--- BEGIN INFORMATION SHOWN ---

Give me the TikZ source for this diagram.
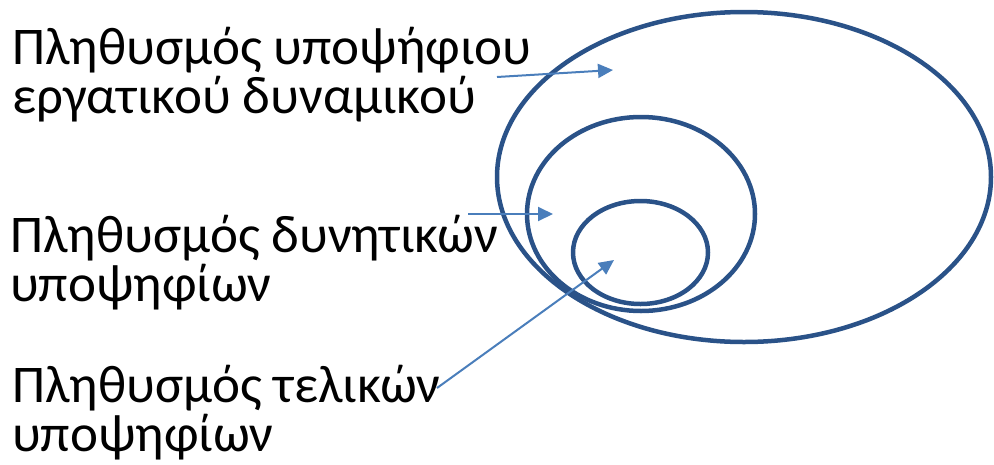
\documentclass[tikz,border=0pt]{standalone}
\usepackage{fontspec}
\setmainfont{Carlito}
\usepackage{xcolor}
\usetikzlibrary{arrows.meta,positioning,shapes.geometric}
\definecolor{ringblue}{HTML}{2A5288}
\definecolor{arrowblue}{HTML}{4A7EBB}
\tikzset{
  setring/.style={ellipse,draw=ringblue,line width=4.5pt,inner sep=0pt},
  poplabel/.style={align=left,inner sep=0pt,anchor=base west,font=\fontsize{53}{49}\selectfont},
  arrow/.style={-{Triangle[length=15pt,width=14pt]},line width=2pt,draw=arrowblue}
}

\begin{document}
\begin{tikzpicture}[x=1pt,y=-1pt]
  \useasboundingbox (0,0) rectangle (994,464);
  \node[setring,minimum width=494pt,minimum height=330pt] (outer) at (744,177) {};
  \node[setring,minimum width=228pt,minimum height=194pt] (middle) at (641,214) {};
  \node[setring,minimum width=135pt,minimum height=103pt] (inner) at (640.5,252.5) {};

  % the base anchor sits on the last line
  \node[poplabel] (workforce) at (12,113) {Πληθυσμός υποψήφιου\\εργατικού δυναμικού};
  \node[poplabel] (potential) at (10,301) {Πληθυσμός δυνητικών\\υποψηφίων};
  \node[poplabel] (final) at (12,451) {Πληθυσμός τελικών\\υποψηφίων};

  \coordinate (workforce-tail) at (497,77);
  \coordinate (workforce-tip) at (613,70);
  \coordinate (potential-tail) at (468,214);
  \coordinate (potential-tip) at (553,214);
  \coordinate (final-tail) at (437,388);
  \coordinate (final-tip) at (614,260);

  \draw[arrow] (workforce-tail) -- (workforce-tip);
  \draw[arrow] (potential-tail) -- (potential-tip);
  \draw[arrow] (final-tail) -- (final-tip);
\end{tikzpicture}
\end{document}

--- END INFORMATION SHOWN ---

● SHORT TASK
The listing above needs to be output again exactly. Don't include the pictures.

● WRITTEN ANSWER
Give me the TikZ source for this diagram.
\documentclass[tikz,border=0pt]{standalone}
\usepackage{fontspec}
\setmainfont{Carlito}
\usepackage{xcolor}
\usetikzlibrary{arrows.meta,positioning,shapes.geometric}
\definecolor{ringblue}{HTML}{2A5288}
\definecolor{arrowblue}{HTML}{4A7EBB}
\tikzset{
  setring/.style={ellipse,draw=ringblue,line width=4.5pt,inner sep=0pt},
  poplabel/.style={align=left,inner sep=0pt,anchor=base west,font=\fontsize{53}{49}\selectfont},
  arrow/.style={-{Triangle[length=15pt,width=14pt]},line width=2pt,draw=arrowblue}
}

\begin{document}
\begin{tikzpicture}[x=1pt,y=-1pt]
  \useasboundingbox (0,0) rectangle (994,464);
  \node[setring,minimum width=494pt,minimum height=330pt] (outer) at (744,177) {};
  \node[setring,minimum width=228pt,minimum height=194pt] (middle) at (641,214) {};
  \node[setring,minimum width=135pt,minimum height=103pt] (inner) at (640.5,252.5) {};

  % the base anchor sits on the last line
  \node[poplabel] (workforce) at (12,113) {Πληθυσμός υποψήφιου\\εργατικού δυναμικού};
  \node[poplabel] (potential) at (10,301) {Πληθυσμός δυνητικών\\υποψηφίων};
  \node[poplabel] (final) at (12,451) {Πληθυσμός τελικών\\υποψηφίων};

  \coordinate (workforce-tail) at (497,77);
  \coordinate (workforce-tip) at (613,70);
  \coordinate (potential-tail) at (468,214);
  \coordinate (potential-tip) at (553,214);
  \coordinate (final-tail) at (437,388);
  \coordinate (final-tip) at (614,260);

  \draw[arrow] (workforce-tail) -- (workforce-tip);
  \draw[arrow] (potential-tail) -- (potential-tip);
  \draw[arrow] (final-tail) -- (final-tip);
\end{tikzpicture}
\end{document}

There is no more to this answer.